We have all seen it at the range. A guy walks up to the line, drops his gear, runs a full mag, and the entire time his eye protection is sitting on top of his hat like a fashion accessory. Maybe you have even been that guy. No judgment.

But here is the reality: one catastrophic second is all it takes. A ricochet, a hot piece of brass, a powder burn, or a serious malfunction can damage your eyesight before you even register what happened.

The risk is real, and the fix costs less than a box of ammo. Let’s break down everything you need to know about shooting eye protection, including impact ratings, lens tints, prescription options, and long-term care.

Why Eye Protection at the Range Is Non-Negotiable

Shooter wearing protective glasses at the range

The range is not hazardous in the way most people think about it. It is not only the firearm in your hands that can threaten your eyes. It is everything happening around it.

Fragmentation catches a lot of shooters off guard. When a bullet contacts a steel plate at a slightly off angle, the round can fragment and spall. It does not just stop. Shards of copper jacket and lead can spray outward at high speeds, and they do not always travel in predictable directions.

Concrete backstops can behave the same way. Your target does not even need to be the source. The person shooting next to you can send debris into your lane without either of you doing anything wrong.

Hot brass and gas are more common than fragmentation, but they are also commonly ignored. An ejected case from a neighboring shooter’s semi-auto can hit you in the face with enough heat to cause an immediate reaction or burn. Gas blowback from a malfunction can do the same thing even faster.

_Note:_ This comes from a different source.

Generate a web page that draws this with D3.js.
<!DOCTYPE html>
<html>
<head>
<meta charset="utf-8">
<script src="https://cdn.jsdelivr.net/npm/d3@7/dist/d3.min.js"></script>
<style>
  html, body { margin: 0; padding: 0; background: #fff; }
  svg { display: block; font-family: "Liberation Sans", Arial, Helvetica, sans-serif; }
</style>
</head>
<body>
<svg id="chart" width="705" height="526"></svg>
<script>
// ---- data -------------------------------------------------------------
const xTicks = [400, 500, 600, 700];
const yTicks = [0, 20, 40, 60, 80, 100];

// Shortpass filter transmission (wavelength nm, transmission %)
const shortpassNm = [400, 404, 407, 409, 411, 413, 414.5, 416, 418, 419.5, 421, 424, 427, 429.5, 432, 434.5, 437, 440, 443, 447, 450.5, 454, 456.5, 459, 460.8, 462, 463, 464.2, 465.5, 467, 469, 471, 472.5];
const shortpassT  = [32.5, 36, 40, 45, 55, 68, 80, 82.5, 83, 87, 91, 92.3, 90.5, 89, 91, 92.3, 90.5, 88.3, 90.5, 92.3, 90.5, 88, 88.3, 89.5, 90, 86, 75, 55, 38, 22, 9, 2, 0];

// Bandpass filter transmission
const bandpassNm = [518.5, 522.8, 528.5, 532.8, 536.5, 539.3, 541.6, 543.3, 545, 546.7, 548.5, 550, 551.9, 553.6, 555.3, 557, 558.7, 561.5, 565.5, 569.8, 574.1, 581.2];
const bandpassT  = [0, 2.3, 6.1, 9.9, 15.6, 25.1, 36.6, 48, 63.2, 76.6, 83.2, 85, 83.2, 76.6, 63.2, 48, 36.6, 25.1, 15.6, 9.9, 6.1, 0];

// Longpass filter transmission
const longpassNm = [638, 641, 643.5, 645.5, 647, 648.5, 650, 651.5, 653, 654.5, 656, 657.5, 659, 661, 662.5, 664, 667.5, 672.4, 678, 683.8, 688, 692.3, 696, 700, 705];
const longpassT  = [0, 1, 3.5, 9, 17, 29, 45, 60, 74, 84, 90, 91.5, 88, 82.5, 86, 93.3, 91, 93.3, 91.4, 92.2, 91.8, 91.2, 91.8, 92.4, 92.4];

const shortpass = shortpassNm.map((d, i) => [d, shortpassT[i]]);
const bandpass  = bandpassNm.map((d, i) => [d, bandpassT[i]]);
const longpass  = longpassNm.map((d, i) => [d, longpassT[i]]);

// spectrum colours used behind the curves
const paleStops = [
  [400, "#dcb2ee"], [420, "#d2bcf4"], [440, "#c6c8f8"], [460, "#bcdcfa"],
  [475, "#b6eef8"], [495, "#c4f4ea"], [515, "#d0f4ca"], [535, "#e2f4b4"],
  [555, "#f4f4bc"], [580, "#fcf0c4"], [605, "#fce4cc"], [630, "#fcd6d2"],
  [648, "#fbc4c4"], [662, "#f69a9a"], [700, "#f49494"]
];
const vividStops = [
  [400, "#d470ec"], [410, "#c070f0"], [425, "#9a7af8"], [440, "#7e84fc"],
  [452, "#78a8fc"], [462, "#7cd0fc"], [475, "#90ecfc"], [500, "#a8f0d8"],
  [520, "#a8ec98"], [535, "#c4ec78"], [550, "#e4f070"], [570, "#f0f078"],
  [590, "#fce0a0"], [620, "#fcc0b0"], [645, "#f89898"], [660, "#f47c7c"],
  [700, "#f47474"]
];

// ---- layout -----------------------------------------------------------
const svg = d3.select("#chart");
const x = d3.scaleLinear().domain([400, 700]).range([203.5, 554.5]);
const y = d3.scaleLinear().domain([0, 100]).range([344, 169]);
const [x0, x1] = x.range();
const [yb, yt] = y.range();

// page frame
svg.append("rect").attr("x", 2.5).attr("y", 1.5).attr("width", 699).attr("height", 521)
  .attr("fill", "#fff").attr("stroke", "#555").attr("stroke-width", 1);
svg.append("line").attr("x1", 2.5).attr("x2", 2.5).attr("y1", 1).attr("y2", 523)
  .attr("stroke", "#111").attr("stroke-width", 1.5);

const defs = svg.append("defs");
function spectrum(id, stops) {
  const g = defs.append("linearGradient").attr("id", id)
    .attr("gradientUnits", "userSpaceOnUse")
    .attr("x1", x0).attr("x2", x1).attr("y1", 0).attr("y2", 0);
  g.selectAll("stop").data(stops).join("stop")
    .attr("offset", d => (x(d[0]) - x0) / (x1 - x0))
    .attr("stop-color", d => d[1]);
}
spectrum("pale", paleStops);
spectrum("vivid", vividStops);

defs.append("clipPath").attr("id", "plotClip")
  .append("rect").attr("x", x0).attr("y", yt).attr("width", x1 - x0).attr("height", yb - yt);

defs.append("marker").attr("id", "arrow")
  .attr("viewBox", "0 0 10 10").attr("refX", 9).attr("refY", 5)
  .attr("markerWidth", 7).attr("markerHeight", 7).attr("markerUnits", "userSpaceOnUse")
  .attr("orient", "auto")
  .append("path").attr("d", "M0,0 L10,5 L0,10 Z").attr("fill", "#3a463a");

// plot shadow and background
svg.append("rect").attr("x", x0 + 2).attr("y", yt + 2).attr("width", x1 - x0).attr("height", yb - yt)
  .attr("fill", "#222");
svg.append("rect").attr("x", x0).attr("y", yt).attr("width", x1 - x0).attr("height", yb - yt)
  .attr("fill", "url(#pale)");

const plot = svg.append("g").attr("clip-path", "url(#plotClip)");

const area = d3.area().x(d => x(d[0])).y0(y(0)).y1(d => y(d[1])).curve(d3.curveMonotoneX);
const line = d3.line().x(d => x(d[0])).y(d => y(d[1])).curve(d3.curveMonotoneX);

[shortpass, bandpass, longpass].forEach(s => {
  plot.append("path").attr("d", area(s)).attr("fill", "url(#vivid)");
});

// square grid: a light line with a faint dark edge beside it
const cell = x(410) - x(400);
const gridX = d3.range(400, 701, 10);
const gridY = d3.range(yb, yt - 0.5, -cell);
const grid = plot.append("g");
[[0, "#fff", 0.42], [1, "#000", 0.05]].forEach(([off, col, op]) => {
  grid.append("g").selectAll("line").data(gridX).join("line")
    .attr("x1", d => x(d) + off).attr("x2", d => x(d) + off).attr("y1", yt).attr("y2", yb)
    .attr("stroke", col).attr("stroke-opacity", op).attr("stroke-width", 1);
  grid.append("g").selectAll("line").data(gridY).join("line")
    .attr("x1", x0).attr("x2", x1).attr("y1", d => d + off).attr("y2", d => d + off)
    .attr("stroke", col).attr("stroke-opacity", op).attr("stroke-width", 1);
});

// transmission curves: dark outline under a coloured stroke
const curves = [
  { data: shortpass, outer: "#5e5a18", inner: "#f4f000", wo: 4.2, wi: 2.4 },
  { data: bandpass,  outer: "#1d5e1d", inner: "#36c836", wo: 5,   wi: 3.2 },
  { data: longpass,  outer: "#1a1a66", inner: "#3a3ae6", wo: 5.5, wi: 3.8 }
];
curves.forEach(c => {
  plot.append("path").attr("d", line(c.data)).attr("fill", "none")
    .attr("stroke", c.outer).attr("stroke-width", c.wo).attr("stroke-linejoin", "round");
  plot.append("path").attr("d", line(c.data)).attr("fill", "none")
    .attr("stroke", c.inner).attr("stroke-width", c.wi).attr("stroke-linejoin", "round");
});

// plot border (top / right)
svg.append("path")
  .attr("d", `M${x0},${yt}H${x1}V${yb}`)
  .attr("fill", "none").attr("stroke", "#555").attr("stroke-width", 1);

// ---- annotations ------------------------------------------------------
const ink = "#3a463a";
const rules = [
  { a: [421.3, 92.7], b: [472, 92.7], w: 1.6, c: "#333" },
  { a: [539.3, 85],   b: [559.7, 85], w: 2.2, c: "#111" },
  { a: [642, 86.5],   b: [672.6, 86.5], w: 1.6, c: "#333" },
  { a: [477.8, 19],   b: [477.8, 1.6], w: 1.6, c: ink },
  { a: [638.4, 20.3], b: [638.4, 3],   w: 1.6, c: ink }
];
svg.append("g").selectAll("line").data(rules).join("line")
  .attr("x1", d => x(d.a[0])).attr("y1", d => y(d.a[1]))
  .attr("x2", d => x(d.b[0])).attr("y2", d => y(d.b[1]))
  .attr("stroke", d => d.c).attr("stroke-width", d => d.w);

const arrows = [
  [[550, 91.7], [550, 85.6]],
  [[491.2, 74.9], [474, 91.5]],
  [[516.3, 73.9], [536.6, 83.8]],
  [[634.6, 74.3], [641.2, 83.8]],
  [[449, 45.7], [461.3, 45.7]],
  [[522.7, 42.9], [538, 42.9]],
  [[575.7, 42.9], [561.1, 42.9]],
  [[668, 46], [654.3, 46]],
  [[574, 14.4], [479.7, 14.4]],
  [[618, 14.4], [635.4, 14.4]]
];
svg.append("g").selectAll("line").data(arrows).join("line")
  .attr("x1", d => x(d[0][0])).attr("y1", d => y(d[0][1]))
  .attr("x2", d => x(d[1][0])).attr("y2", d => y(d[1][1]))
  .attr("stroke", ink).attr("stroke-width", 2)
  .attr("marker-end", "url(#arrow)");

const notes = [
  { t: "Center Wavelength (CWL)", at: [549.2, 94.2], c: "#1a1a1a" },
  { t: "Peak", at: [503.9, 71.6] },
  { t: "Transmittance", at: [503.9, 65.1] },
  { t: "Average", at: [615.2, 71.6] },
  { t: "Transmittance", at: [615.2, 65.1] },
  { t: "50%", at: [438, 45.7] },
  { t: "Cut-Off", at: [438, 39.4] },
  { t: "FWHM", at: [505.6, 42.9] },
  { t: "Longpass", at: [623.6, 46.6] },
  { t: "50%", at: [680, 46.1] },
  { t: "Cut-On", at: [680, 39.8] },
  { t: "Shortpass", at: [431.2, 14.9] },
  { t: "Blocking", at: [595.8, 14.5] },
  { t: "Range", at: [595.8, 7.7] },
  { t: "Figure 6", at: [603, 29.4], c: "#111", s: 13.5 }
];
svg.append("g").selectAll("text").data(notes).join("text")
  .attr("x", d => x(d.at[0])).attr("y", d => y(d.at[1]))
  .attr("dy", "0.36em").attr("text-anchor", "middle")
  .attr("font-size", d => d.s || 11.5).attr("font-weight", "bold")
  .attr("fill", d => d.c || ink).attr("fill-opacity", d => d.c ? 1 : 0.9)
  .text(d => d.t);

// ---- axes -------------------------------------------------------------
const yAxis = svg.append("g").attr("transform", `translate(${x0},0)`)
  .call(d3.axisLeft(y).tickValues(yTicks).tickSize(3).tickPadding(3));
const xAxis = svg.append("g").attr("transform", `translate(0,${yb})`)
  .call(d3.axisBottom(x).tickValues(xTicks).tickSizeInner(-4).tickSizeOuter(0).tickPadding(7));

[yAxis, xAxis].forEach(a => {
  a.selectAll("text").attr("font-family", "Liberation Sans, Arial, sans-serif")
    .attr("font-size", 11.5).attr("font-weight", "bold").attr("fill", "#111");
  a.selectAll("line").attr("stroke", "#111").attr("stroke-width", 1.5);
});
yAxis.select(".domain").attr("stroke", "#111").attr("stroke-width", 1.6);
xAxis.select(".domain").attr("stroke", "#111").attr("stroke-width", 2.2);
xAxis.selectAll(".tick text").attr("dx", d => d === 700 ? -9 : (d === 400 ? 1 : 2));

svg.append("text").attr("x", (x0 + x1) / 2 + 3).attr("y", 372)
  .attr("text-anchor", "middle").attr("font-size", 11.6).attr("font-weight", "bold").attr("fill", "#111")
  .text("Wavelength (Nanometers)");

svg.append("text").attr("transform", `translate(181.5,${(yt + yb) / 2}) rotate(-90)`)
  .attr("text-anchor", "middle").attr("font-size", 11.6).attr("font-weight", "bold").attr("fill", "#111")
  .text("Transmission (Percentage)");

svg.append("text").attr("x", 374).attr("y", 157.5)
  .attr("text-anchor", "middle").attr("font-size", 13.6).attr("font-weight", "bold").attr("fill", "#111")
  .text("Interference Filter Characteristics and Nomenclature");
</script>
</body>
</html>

Then there are the malfunctions themselves. A squib followed by a second round, a case head separation, or a catastrophic malfunction can send metal in several directions, including back toward your face. These events are rare, but when they happen, the injuries can be life changing.

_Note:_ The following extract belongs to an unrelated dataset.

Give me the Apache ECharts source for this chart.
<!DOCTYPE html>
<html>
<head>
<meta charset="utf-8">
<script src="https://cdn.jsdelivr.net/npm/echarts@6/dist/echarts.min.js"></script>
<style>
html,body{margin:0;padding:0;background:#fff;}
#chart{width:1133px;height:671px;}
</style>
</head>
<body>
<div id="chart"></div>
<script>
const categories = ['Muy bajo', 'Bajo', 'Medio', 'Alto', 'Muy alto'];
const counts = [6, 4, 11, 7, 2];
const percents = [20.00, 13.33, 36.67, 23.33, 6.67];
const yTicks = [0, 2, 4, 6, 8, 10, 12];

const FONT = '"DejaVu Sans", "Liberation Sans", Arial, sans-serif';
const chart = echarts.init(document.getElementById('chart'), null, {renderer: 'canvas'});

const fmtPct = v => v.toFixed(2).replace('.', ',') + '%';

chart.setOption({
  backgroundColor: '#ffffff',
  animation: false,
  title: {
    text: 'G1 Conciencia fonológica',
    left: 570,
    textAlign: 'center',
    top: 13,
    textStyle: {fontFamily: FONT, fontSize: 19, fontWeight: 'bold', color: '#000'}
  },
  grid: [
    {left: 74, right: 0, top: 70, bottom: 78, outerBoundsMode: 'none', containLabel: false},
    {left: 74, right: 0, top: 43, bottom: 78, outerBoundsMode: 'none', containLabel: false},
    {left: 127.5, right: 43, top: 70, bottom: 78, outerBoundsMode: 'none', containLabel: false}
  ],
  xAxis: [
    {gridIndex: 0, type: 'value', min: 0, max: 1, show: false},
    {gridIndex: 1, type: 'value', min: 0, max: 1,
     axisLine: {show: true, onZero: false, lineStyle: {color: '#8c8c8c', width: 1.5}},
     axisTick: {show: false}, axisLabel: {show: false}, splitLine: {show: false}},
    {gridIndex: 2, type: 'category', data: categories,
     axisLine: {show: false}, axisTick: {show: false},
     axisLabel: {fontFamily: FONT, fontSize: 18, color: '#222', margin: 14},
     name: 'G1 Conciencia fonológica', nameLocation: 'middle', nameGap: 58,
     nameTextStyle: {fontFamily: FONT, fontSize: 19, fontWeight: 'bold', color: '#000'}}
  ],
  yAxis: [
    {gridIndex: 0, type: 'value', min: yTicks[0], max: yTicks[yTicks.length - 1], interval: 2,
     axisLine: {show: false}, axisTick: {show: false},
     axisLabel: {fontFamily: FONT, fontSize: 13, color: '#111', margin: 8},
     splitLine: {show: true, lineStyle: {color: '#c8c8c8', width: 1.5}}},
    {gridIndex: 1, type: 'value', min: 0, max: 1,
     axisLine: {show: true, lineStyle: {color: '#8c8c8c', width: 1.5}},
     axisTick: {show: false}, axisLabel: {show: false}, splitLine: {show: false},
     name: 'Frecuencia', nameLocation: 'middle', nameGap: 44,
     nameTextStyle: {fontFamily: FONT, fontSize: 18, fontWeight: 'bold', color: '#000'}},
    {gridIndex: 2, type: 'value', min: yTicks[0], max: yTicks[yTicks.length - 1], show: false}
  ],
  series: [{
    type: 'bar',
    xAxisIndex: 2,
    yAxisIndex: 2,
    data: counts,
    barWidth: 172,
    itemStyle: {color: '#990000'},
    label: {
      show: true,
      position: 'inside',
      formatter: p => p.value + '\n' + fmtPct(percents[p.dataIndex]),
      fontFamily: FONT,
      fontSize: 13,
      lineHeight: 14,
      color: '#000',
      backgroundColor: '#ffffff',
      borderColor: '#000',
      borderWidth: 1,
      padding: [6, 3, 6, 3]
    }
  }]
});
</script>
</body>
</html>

This is why your range safety officer carries extra safety glasses. It is not just a formality. It is because they have either seen what can happen or know someone who has.

Understanding Eye Protection Impact Ratings

Impact ratings are what separate real eye protection from glasses that only look the part. Here is what the markings mean and why they matter.

ANSI Z87.1: The Baseline Standard

ANSI Z87.1 is the minimum standard for occupational eye protection. At a minimum, this is the rating you should look for at the range.

The basic ANSI test includes a low-energy impact test. Most ranges will accept this rating, but it is the floor, not the ceiling.

ANSI Z87+: High-Impact Protection

For shooting, look for the Z87+ mark. The plus sign means the eyewear passed a high-impact test. This is what most ranges want to see for live-fire use.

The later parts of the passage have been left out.